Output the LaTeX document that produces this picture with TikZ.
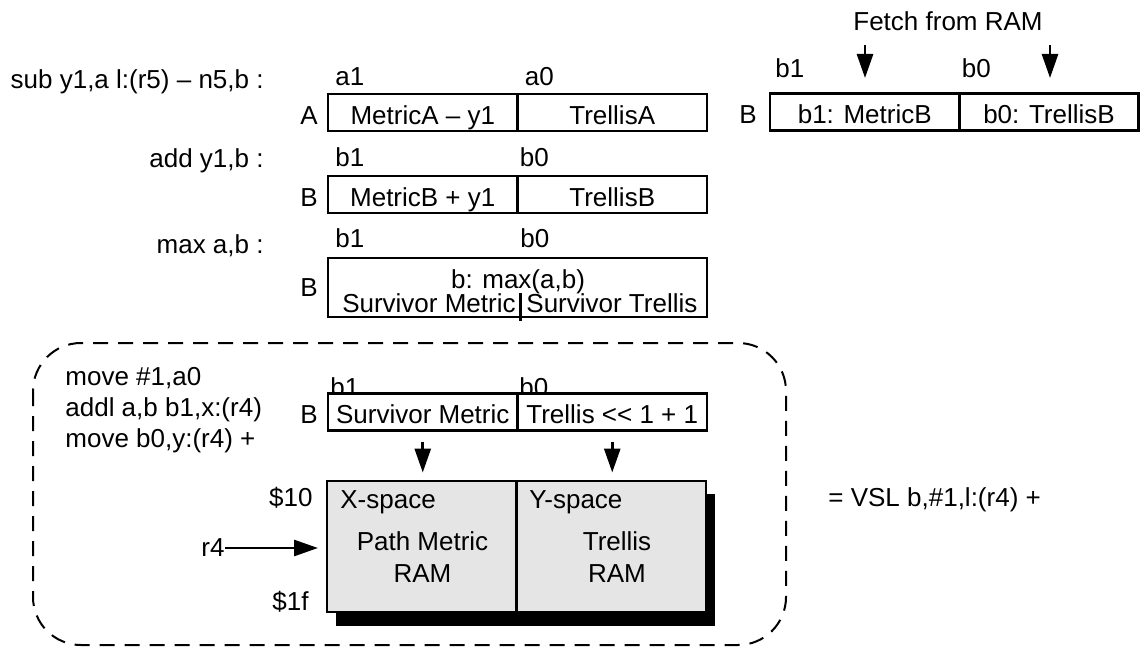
\documentclass[tikz,border=0pt]{standalone}
\usepackage{fontspec}
\setmainfont{Liberation Sans}
\usetikzlibrary{positioning,arrows.meta}

\begin{document}
\begin{tikzpicture}[
  x=0.5pt, y=-0.5pt, font=\fontsize{13}{15.5}\selectfont,
  lbl/.style={inner sep=0pt},
  half/.style={draw, line width=1.4pt, inner sep=0pt, outer sep=0pt,
    minimum width=94.75pt, minimum height=18.5pt, text height=12pt, text depth=0.5pt},
  ram/.style={draw, line width=1.4pt, fill=black!10, inner sep=0pt, outer sep=0pt,
    minimum width=94.75pt, minimum height=65.5pt},
  arr/.style={line width=1.4pt, -{Triangle[length=12pt,width=8pt]}},
]
\useasboundingbox (0,0) rectangle (1143,647);

  % sub: register A, and B fetched from RAM
  \node[lbl, anchor=base east] (subop) at (264,89) {sub y1,a l:(r5) -- n5,b :};
  \node[half, anchor=west] (ahi) at (328,112.5) {MetricA -- y1};
  \node[half, right=0pt of ahi] (alo) {TrellisA};
  \node[lbl, anchor=base east] (aname) at ([xshift=-5pt]ahi.base west) {A};
  \node[lbl, anchor=base west] at ([xshift=3.5pt,yshift=4.5pt]ahi.north west) {a1};
  \node[lbl, anchor=base west] at ([xshift=3.5pt,yshift=4.5pt]alo.north west) {a0};

  \node[half, anchor=west] (fhi) at (770,112) {b1: MetricB};
  \node[half, right=0pt of fhi, minimum width=89.5pt] (flo) {b0: TrellisB};
  \node[lbl, anchor=base east] (fname) at ([xshift=-6.5pt]fhi.base west) {B};
  \node[lbl, anchor=base west] at ([xshift=2.5pt,yshift=8pt]fhi.north west) {b1};
  \node[lbl, anchor=base west] at ([xshift=1pt,yshift=8pt]flo.north west) {b0};
  \node[lbl, anchor=base] (fetch) at (948,31) {Fetch from RAM};
  \coordinate (f1) at (865,45);
  \coordinate (f0) at (1050,45);
  \draw[arr] (f1) -- ++(0,33);
  \draw[arr] (f0) -- ++(0,33);

  % add
  \node[lbl, anchor=base east] (addop) at (264,167) {add y1,b :};
  \node[half, anchor=west] (bhi) at (328,194.5) {MetricB + y1};
  \node[half, right=0pt of bhi] (blo) {TrellisB};
  \node[lbl, anchor=base east] at ([xshift=-5pt]bhi.base west) {B};
  \node[lbl, anchor=base west] at ([xshift=3.5pt,yshift=5pt]bhi.north west) {b1};
  \node[lbl, anchor=base west] at ([xshift=1pt,yshift=5pt]blo.north west) {b0};

  % max
  \node[lbl, anchor=base east] (maxop) at (264,253) {max a,b :};
  \node[half, anchor=west, minimum width=189.5pt, minimum height=29.5pt] (mx) at (328,287.5) {};
  \node[lbl, left=5pt of mx] {B};
  \node[lbl, anchor=base west] at ([xshift=3.5pt,yshift=5.5pt]mx.north west) {b1};
  \node[lbl, anchor=base west] at ([xshift=96pt,yshift=5.5pt]mx.north west) {b0};
  \node[lbl, anchor=base] (mxt) at (518,288) {b: max(a,b)};
  \node[lbl, anchor=base east] (smet) at (516,312) {Survivor Metric};
  \node[lbl, anchor=base west] (stre) at (526,312) {Survivor Trellis};
  \draw[line width=1.4pt] ([xshift=1.6pt,yshift=12pt]mx.south) -- ([xshift=1.6pt,yshift=-2pt]mx.south);

  % VSL
  \draw[dashed, line width=1pt, dash pattern=on 7.5pt off 5pt, rounded corners=24pt]
    (33,343) rectangle (786,645);
  \node[lbl, align=left, anchor=north west] (code) at (65,366.5)
    {move \#1,a0\\addl a,b b1,x:(r4)\\move b0,y:(r4) +};
  \node[lbl, anchor=base west] at (330,396) {b1};
  \node[lbl, anchor=base west] at (519,396) {b0};
  \node[half, fill=white, anchor=west] (shi) at (328,412) {Survivor Metric};
  \node[half, fill=white, right=0pt of shi] (slo) {Trellis <{}< 1 + 1};
  \node[lbl, anchor=base east] at ([xshift=-5pt]shi.base west) {B};
  \draw[arr] ([yshift=-5.5pt]shi.south) -- ([yshift=-21pt]shi.south);
  \draw[arr] ([yshift=-5.5pt]slo.south) -- ([yshift=-21pt]slo.south);

  \fill (336,494) rectangle (715,626);
  \node[ram, anchor=north west] (xram) at (327,481) {};
  \node[ram, right=0pt of xram] (yram) {};
  \node[lbl, anchor=base west] at (340,508) {X-space};
  \node[lbl, anchor=base west] at (529,508) {Y-space};
  \node[lbl, align=center, font=\fontsize{13}{16}\selectfont] at (422.5,556.7) {Path Metric\\RAM};
  \node[lbl, align=center, font=\fontsize{13}{16}\selectfont] at (617,556.7) {Trellis\\RAM};
  \node[lbl, anchor=base east] at (313,506) {\$10};
  \node[lbl, anchor=base east] at (309,610) {\$1f};
  \node[lbl, anchor=east] (r4) at (225,548) {r4};
  \draw[arr] (r4.east) -- ([xshift=-4.5pt]r4.east -| xram.west);

  \node[lbl, anchor=base west] (vsl) at (828,506) {= VSL b,\#1,l:(r4) +};
\end{tikzpicture}
\end{document}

| THE EXERCISE |
Quote, please, every line of the material above from its start through the line that has "(0,0) rectangle (1143,647);", reproducing the words exactly and dropping any images.

| WORKED ANSWER |
Output the LaTeX document that produces this picture with TikZ.
\documentclass[tikz,border=0pt]{standalone}
\usepackage{fontspec}
\setmainfont{Liberation Sans}
\usetikzlibrary{positioning,arrows.meta}

\begin{document}
\begin{tikzpicture}[
  x=0.5pt, y=-0.5pt, font=\fontsize{13}{15.5}\selectfont,
  lbl/.style={inner sep=0pt},
  half/.style={draw, line width=1.4pt, inner sep=0pt, outer sep=0pt,
    minimum width=94.75pt, minimum height=18.5pt, text height=12pt, text depth=0.5pt},
  ram/.style={draw, line width=1.4pt, fill=black!10, inner sep=0pt, outer sep=0pt,
    minimum width=94.75pt, minimum height=65.5pt},
  arr/.style={line width=1.4pt, -{Triangle[length=12pt,width=8pt]}},
]
\useasboundingbox (0,0) rectangle (1143,647);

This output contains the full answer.